The Columbian Exchange of plants, animals, diseases, and human societies - including ideas about religion, time, and land ownership and use - had far-reaching effects.
1 Christopher Columbus
The discoverer of America: Columbus Day is celebrated as an official holiday in most states on the second Monday of October, commemorating his landing on San Salvador (Bahamas) on 12 October 1492, although he never set foot on U.S. territory and Viking sailors had visited Newfoundland 500 years before.
Many Native Americans regard Columbus and other European explorers and settlers as the bearers of death: their population in North America was reduced to only half a million by 1650.
2 Juan Ponce de León
Participated in Columbus’s second expedition to the New World in 1493, visiting Hispaniola and Puerto Rico.
Appointed governor of a province of Hispaniola in 1504 and led the first official expedition to Puerto Rico in 1508, eventually becoming its governor and establishing the encomienda system on the island.
Granted royal contract to search for the ‘Islands of Benimy’ (Bahamas) in 1512, associated with the legend of the Fountain of Youth.
3 April 1513: took possession of La Florida, landing just north of St. Augustine.
1521 voyage: landed in Charlotte Harbor on the southwest coast of Florida; attacked by native warriors and died of a poisoned arrow wound after sailing back to Cuba.
3 Alvar Núñez Cabeza de Vaca
Spent 8 years in the Southwest/Gulf of Mexico region, learning to respect and sympathize with the natives. Wrote a detailed account of his experiences, first published as La Relación (later Naufragios) in 1542.
Treasurer to Pánfilo de Narváez’s expedition to colonize the mainland of Florida (600 men), which arrived in Tampa Bay in April 1528. Continued on foot to northwest Florida, suffering from attack, disease, and starvation, and built 5 vessels to get to Mexico, eventually reaching the mouth of the Mississippi before 3 were lost in a hurricane.

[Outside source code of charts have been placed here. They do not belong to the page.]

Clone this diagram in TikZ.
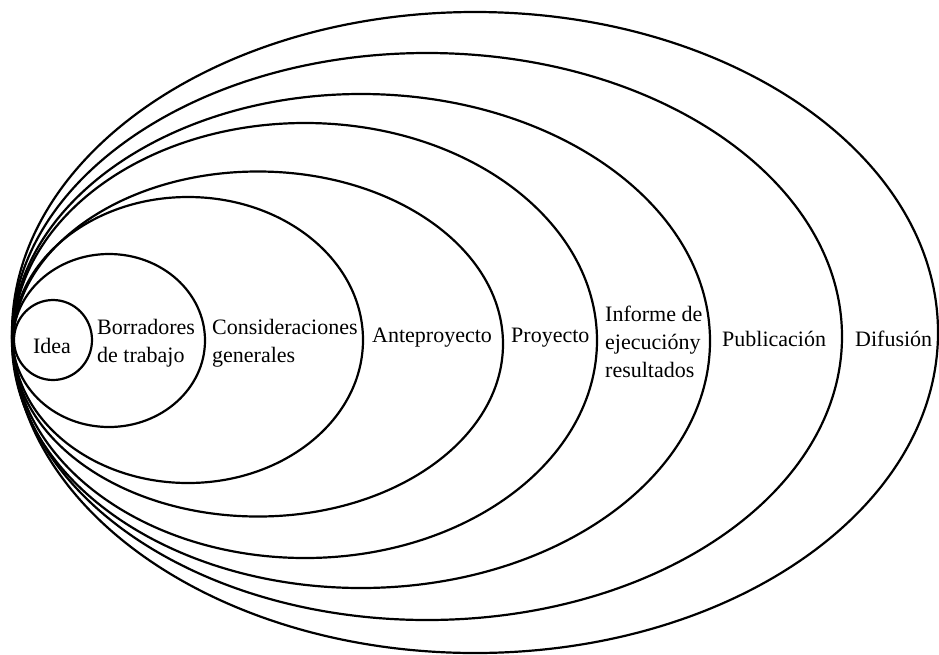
\documentclass[tikz,border=0pt]{standalone}
\usepackage{fontspec}
\setmainfont{Liberation Serif}
\usetikzlibrary{shapes.geometric}
\begin{document}
\begin{tikzpicture}[x=1pt,y=-1pt,
 ring/.style={draw, ellipse, line width=2.2pt, inner sep=0pt},
 lbl/.style={font=\fontsize{22}{28}\selectfont, inner sep=0pt, align=left, anchor=west}]
\useasboundingbox (0,0) rectangle (939,654);
\node[ring, minimum width=926pt, minimum height=641pt] (difusion) at (475,332.5) {};
\node[ring, minimum width=830pt, minimum height=567pt] (publicacion) at (427,336.5) {};
\node[ring, minimum width=698pt, minimum height=494pt] (informe) at (361,341) {};
\node[ring, minimum width=584pt, minimum height=435pt] (proyecto) at (305,340.5) {};
\node[ring, minimum width=490pt, minimum height=345pt] (anteproyecto) at (258,344) {};
\node[ring, minimum width=350pt, minimum height=286pt] (consideraciones) at (188,340) {};
\node[ring, minimum width=192pt, minimum height=173pt] (borradores) at (109,340.5) {};
\node[ring, minimum width=78pt, minimum height=80pt] (idea) at (53,340) {};

\node[lbl, anchor=center] (tidea) at (52,346) {Idea};
\node[lbl] (tborr) at (97,343) {Borradores\\de trabajo};
\node[lbl] (tcons) at (212,343) {Consideraciones\\generales};
\node[lbl] (tante) at (372,338) {Anteproyecto};
\node[lbl] (tproy) at (511,338) {Proyecto};
\node[lbl] (tinf) at (605,342) {Informe de\\ejecucióny\\resultados};
\node[lbl] (tpub) at (722,339) {Publicación};
\node[lbl] (tdif) at (855,339) {Difusión};
\end{tikzpicture}
\end{document}
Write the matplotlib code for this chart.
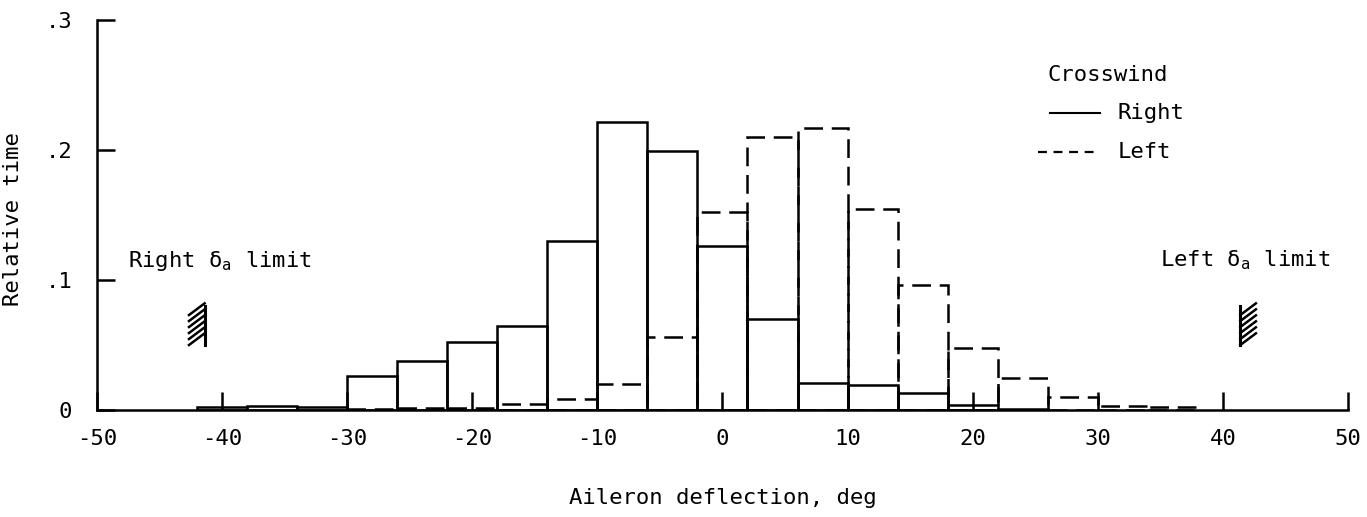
import numpy as np
import matplotlib
matplotlib.use("Agg")
import matplotlib.pyplot as plt


# -----------------------------
# DATA
# -----------------------------
right_edges = [-42, -38, -34, -30, -26, -22, -18, -14, -10, -6, -2, 2, 6, 10, 14, 18, 22, 26]
right_vals = [0.002, 0.003, 0.002, 0.026, 0.0375, 0.052, 0.065, 0.130, 0.222, 0.1995,
              0.126, 0.070, 0.021, 0.019, 0.013, 0.004, 0.001]

left_edges = [-30, -26, -22, -18, -14, -10, -6, -2, 2, 6, 10, 14, 18, 22, 26, 30, 34, 38]
left_vals = [0.001, 0.0015, 0.0015, 0.0044, 0.0085, 0.020, 0.056, 0.152, 0.210, 0.217,
             0.155, 0.096, 0.048, 0.0245, 0.010, 0.003, 0.002]

limit_right = -41.4
limit_left = 41.4
limit_span = [0.050, 0.080]

x_ticks = [-50, -40, -30, -20, -10, 0, 10, 20, 30, 40, 50]
y_ticks = [0, 0.1, 0.2, 0.3]
y_ticklabels = ["0", ".1", ".2", ".3"]


# -----------------------------
# STYLE
# -----------------------------
plt.rcParams["font.family"] = ["DejaVu Sans Mono", "DejaVu Sans"]
plt.rcParams["mathtext.fontset"] = "custom"
plt.rcParams["mathtext.rm"] = "DejaVu Sans Mono"
plt.rcParams["mathtext.it"] = "DejaVu Sans Mono"
FS = 16
LW = 1.8

fig = plt.figure(figsize=(13.67, 5.17), dpi=100)
ax = fig.add_axes([0.071, 0.207, 0.915, 0.754])


# -----------------------------
# HISTOGRAMS
# -----------------------------
ax.bar(left_edges[:-1], left_vals, width=np.diff(left_edges), align="edge",
       fill=False, edgecolor="black", linewidth=LW, linestyle=(0, (7.5, 3.5)))
ax.bar(right_edges[:-1], right_vals, width=np.diff(right_edges), align="edge",
       fill=False, edgecolor="black", linewidth=LW)


# -----------------------------
# AILERON LIMIT MARKERS
# -----------------------------
def limit_mark(x, side):
    y0, y1 = limit_span
    ax.plot([x, x], [y0, y1], color="black", lw=2.2)
    hw = 1.25 * side
    step = (y1 - y0) / 6.5
    for k in range(6):
        yb = y0 + k * step
        if side < 0:
            ax.plot([x + hw, x], [yb, yb + 0.009], color="black", lw=1.8)
        else:
            ax.plot([x, x + hw], [yb, yb + 0.009], color="black", lw=1.8)


limit_mark(limit_right, -1)
limit_mark(limit_left, 1)

ax.text(-47.5, 0.115, r"Right $\delta_a$ limit", fontsize=FS, ha="left", va="center")
ax.text(35.0, 0.115, r"Left $\delta_a$ limit", fontsize=FS, ha="left", va="center")


# -----------------------------
# LEGEND (drawn by hand like the original)
# -----------------------------
ax.text(26.0, 0.2577, "Crosswind", fontsize=FS, ha="left", va="center")
ax.plot([26.2, 30.2], [0.2285, 0.2285], color="black", lw=1.5)
ax.text(31.6, 0.2285, "Right", fontsize=FS, ha="left", va="center")
ax.plot([25.2, 30.0], [0.1985, 0.1985], color="black", lw=1.6, linestyle=(0, (4, 3)))
ax.text(31.6, 0.1985, "Left", fontsize=FS, ha="left", va="center")


# -----------------------------
# AXES
# -----------------------------
ax.set_xlim(-50, 50)
ax.set_ylim(0, 0.3)
ax.set_xticks(x_ticks)
ax.set_xticklabels([str(t) for t in x_ticks])
ax.set_yticks(y_ticks)
ax.set_yticklabels(y_ticklabels)
ax.tick_params(direction="in", length=13, width=LW, labelsize=FS, color="black")
ax.tick_params(axis="x", pad=14)
ax.tick_params(axis="y", pad=18)

for side in ["top", "right"]:
    ax.spines[side].set_visible(False)
for side in ["left", "bottom"]:
    ax.spines[side].set_linewidth(LW)

ax.set_xlabel("Aileron deflection, deg", fontsize=FS)
ax.xaxis.set_label_coords(0.5, -0.2)
ax.set_ylabel("Relative time", fontsize=FS)
ax.yaxis.set_label_coords(-0.059, 0.49)

fig.savefig("out.png", dpi=100)
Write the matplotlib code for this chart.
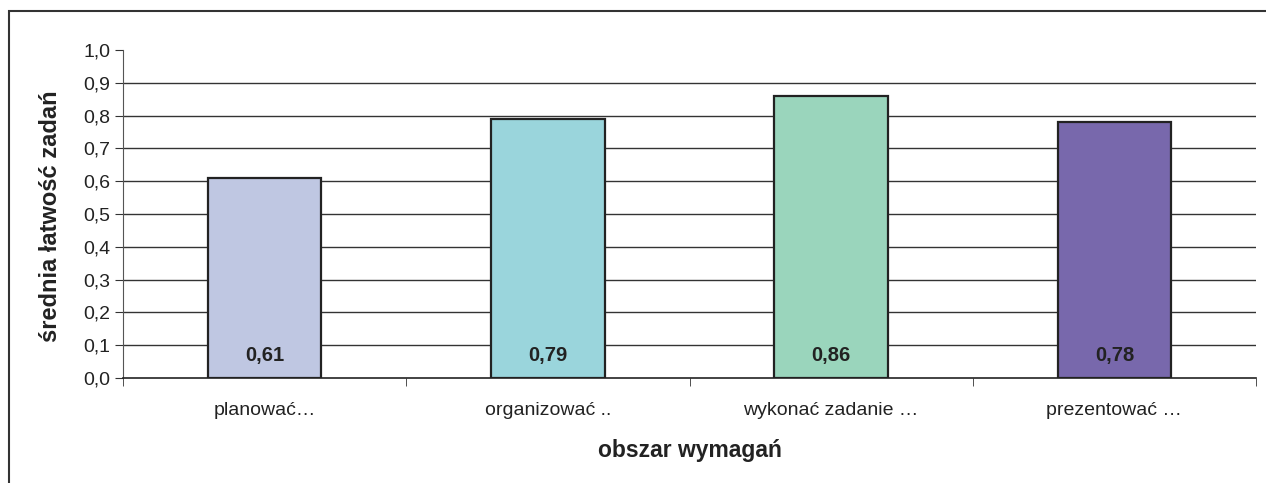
import matplotlib
matplotlib.use("Agg")
import matplotlib.pyplot as plt
from matplotlib.patches import Rectangle
import numpy as np

categories = ["planować…", "organizować ..", "wykonać zadanie …", "prezentować …"]
values = [0.61, 0.79, 0.86, 0.78]
value_labels = ["0,61", "0,79", "0,86", "0,78"]
colors = ["#BFC7E2", "#9AD5DC", "#9AD5BC", "#7868AC"]
yticks = [0.0, 0.1, 0.2, 0.3, 0.4, 0.5, 0.6, 0.7, 0.8, 0.9, 1.0]
ytick_labels = ["0,0", "0,1", "0,2", "0,3", "0,4", "0,5", "0,6", "0,7", "0,8", "0,9", "1,0"]

plt.rcParams['font.family'] = ['Liberation Sans', 'DejaVu Sans']

W, H = 1266, 483
fig = plt.figure(figsize=(W / 100, H / 100), dpi=100)
fig.patches.append(Rectangle((9 / W, -0.1), 1.2, 1 - 11 / H + 0.1, transform=fig.transFigure,
                             fill=False, edgecolor="#333333", linewidth=1.5, zorder=0))

ax = fig.add_axes([123 / W, 1 - 378 / H, (1256 - 123) / W, (378 - 50) / H])
x = np.arange(len(categories))
ax.bar(x, values, width=0.40, color=colors, edgecolor="#222222", linewidth=1.6, zorder=3)
for xi, lab in zip(x, value_labels):
    ax.text(xi, 0.07, lab, ha="center", va="center", fontsize=14.5, fontweight="bold",
            color="#222222", zorder=4)

ax.set_xlim(-0.5, len(categories) - 0.5)
ax.set_ylim(0, 1.0)
ax.set_yticks(yticks)
ax.set_yticklabels(ytick_labels, fontsize=14, color="#222222")
for y in yticks[1:-1]:
    ax.axhline(y, color="#333333", linewidth=1.0, zorder=1)

ax.set_xticks(x)
ax.set_xticklabels(categories, fontsize=14, color="#222222")
ax.tick_params(axis="x", length=0, pad=17)
ax.set_xticks(np.arange(len(categories) + 1) - 0.5, minor=True)
ax.tick_params(axis="x", which="minor", length=6, direction="out", color="#333333")
ax.tick_params(axis="y", length=6, direction="out", color="#333333", pad=3)

for s in ["top", "right"]:
    ax.spines[s].set_visible(False)
ax.spines["left"].set_color("#555555")
ax.spines["bottom"].set_color("#222222")
ax.spines["bottom"].set_linewidth(1.2)

fig.text(51 / W, 1 - 216 / H, "średnia łatwość zadań", rotation=90, ha="center", va="center",
         fontsize=17, fontweight="bold", color="#222222")
fig.text(689.5 / W, 1 - 451 / H, "obszar wymagań", ha="center", va="center",
         fontsize=16.5, fontweight="bold", color="#222222")

fig.savefig("out.png", dpi=100)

40 survivors were enslaved for years on the Isle of Misfortune (Galveston Island), effectively turning native. • 4 men escaped, traveling through the American Southwest and Northern Mexico, finally reaching New Spain and Mexico City in 1536. • Became a trader and shaman, gathering a large group of native followers who believed in his healing powers. • Sent to Argentina as adelantado of the Río de la Plata in 1540, he clashed with the encomenderos and was sent back to Spain in disgrace in 1544, eventually dying in poverty in 1558.